Marx’s theory suggests this works, because the value paid in wages must equal socially necessary labor time in both its simple commodity and its capitalistic forms. It should, therefore, be more effective than trying to subsidize profits as the fascist state does through economic policy.
Whereas capitalist austerity is inherently depressionary, reverse-austerity, as I outlined it, has no depressionary effect at all.


This is an interesting suggestion – but it begs many questions. For starters, if the government goes bankrupt ( I assume you mean defaults on its debts) how will the currency be worth anything? And without a functioning government how would we implement a policy of drastically reducing the hours of labor for the pay of full time work? It seems to me that you would need the government to mandate this reduction in “socially necessary” labor hours – and that without such a mandate the population wouldn’t be insulated from the effects of bankruptcy.
Having said that your analysis seems to make sense from a macro-economic point of view – Working less for the same pay would keep everyone employed.
Thanks for your comments, Al. A few answers to you questions:
“…if the government goes bankrupt ( I assume you mean defaults on its debts) how will the currency be worth anything?
This is why the country in question must move to adopt the dollar, which is immune to default risk — or at least low enough on the scale of risk as to be immune.
“And without a functioning government how would we implement a policy of drastically reducing the hours of labor for the pay of full time work.”
Surprising as it may seem, you do not need a budget to enforce laws reducing hours of work. People will not work one minute longer than they have to.
” Working less for the same pay would keep everyone employed.”
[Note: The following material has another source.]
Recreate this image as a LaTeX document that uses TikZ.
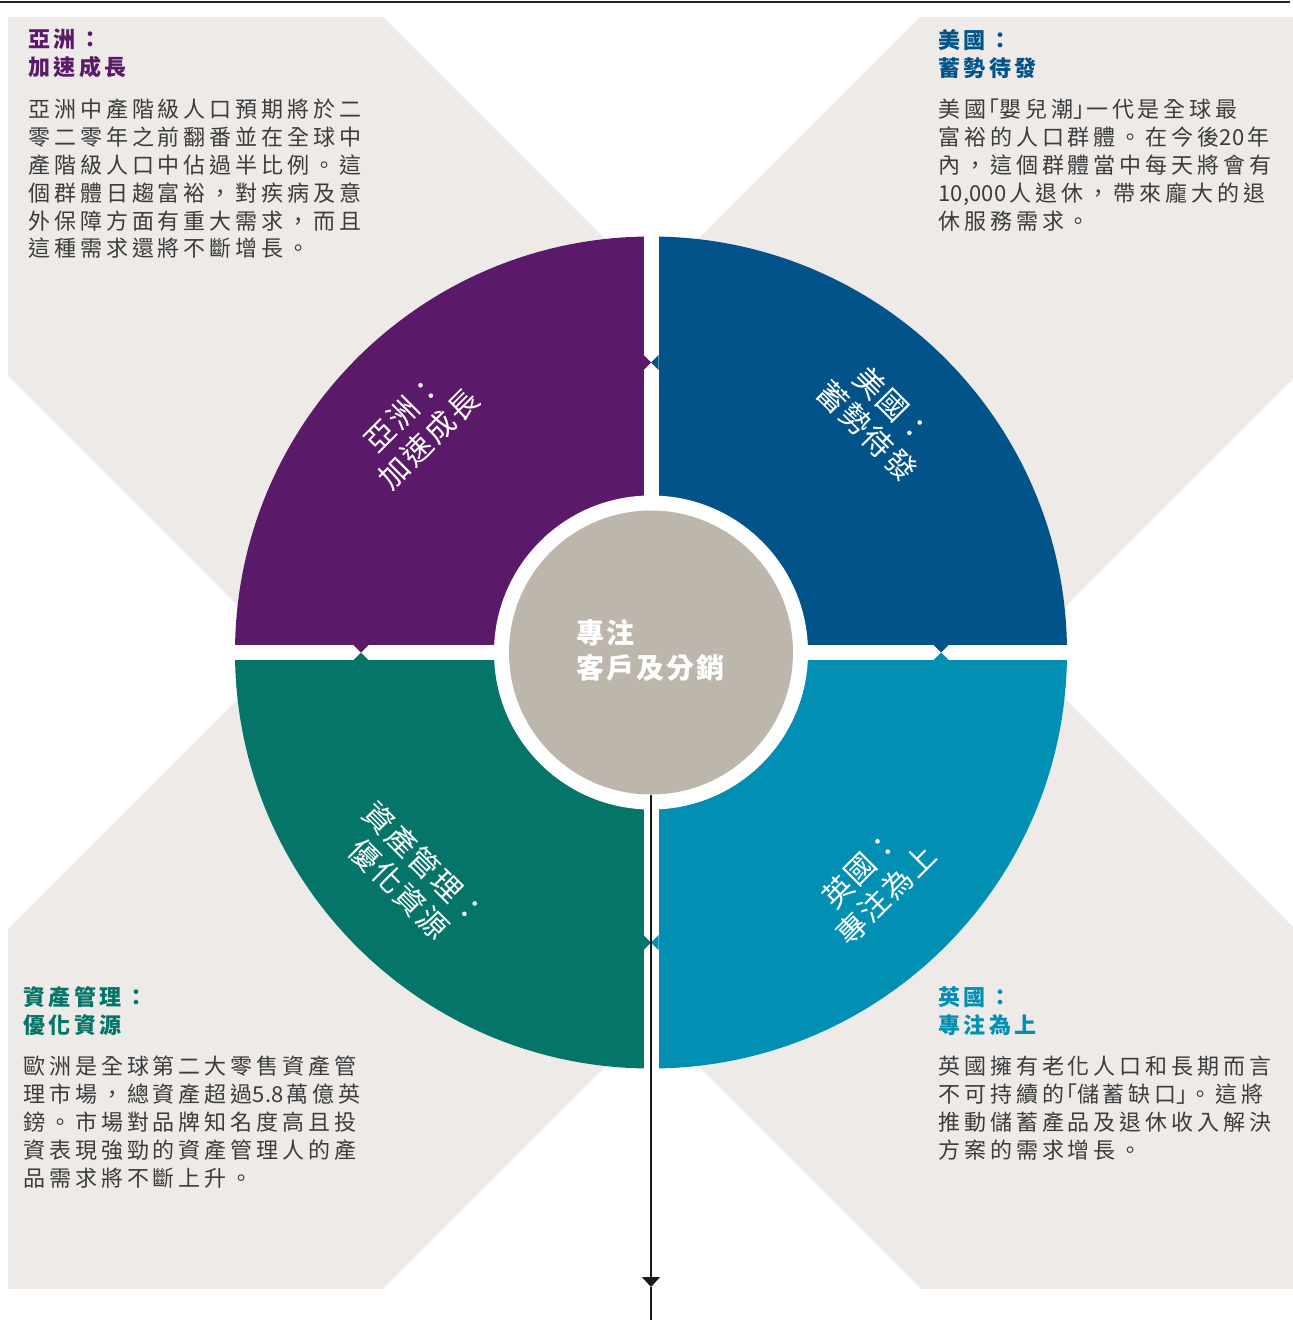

This has nothing to do with working less for the same pay. Remember, the currency is just a worthless piece of paper. Prices can adjust to any level of real economic activity. If hours are reduced, prices will have to fall because there will be less wasted labor overhead. So, even with less wages, the actual income of the working class will increase, because prices will have to fall faster. The scam used against us all of these years is the common misconception that the amount of currency we are paid has some definite relationship to our material standard of living. This is not true.
Thank you for the response. If I follow your argument, you are suggesting as more and more people end up in part time and/or seasonal employment, they will make less. Thus prices for goods and services will have to fall given that there is less demand for them. If this is the case, mass deflation will eventually cause the system to mutate into something like communism? It’s a nifty description of the road we seem to be on but it still begs all sorts of questions – and this is where I think political considerations are still relavant to the discussion. I can certainly see the logic but it suggests decades of suffering at levels of deprivation not seen in the united States since the great depression. And given the standard of living most Americans have come to expect, the trajectory your describing will lead to massive unrest and will likely provoke massive resistance from both the left and the right. In my experience it is the right the tend to have the guns and far more innovative at mobilizing people. Thus larger regional or even a world conflict would seem just as likely as progress toward communism. In fact, we don’t have to imagine it – we just have to look at what happened in the 1930′s.
I think there are two things to separate: the scenario you outline is going to happen in any event. My argument is designed to avoid that by immunizing the working population from its effect. Simply stated, the scenario you outline is nothing more than a futile attempt made by capital to shift the burden of the inevitable collapse of capitalism onto workers. We can prevent precisely what you expect by reducing hours of work.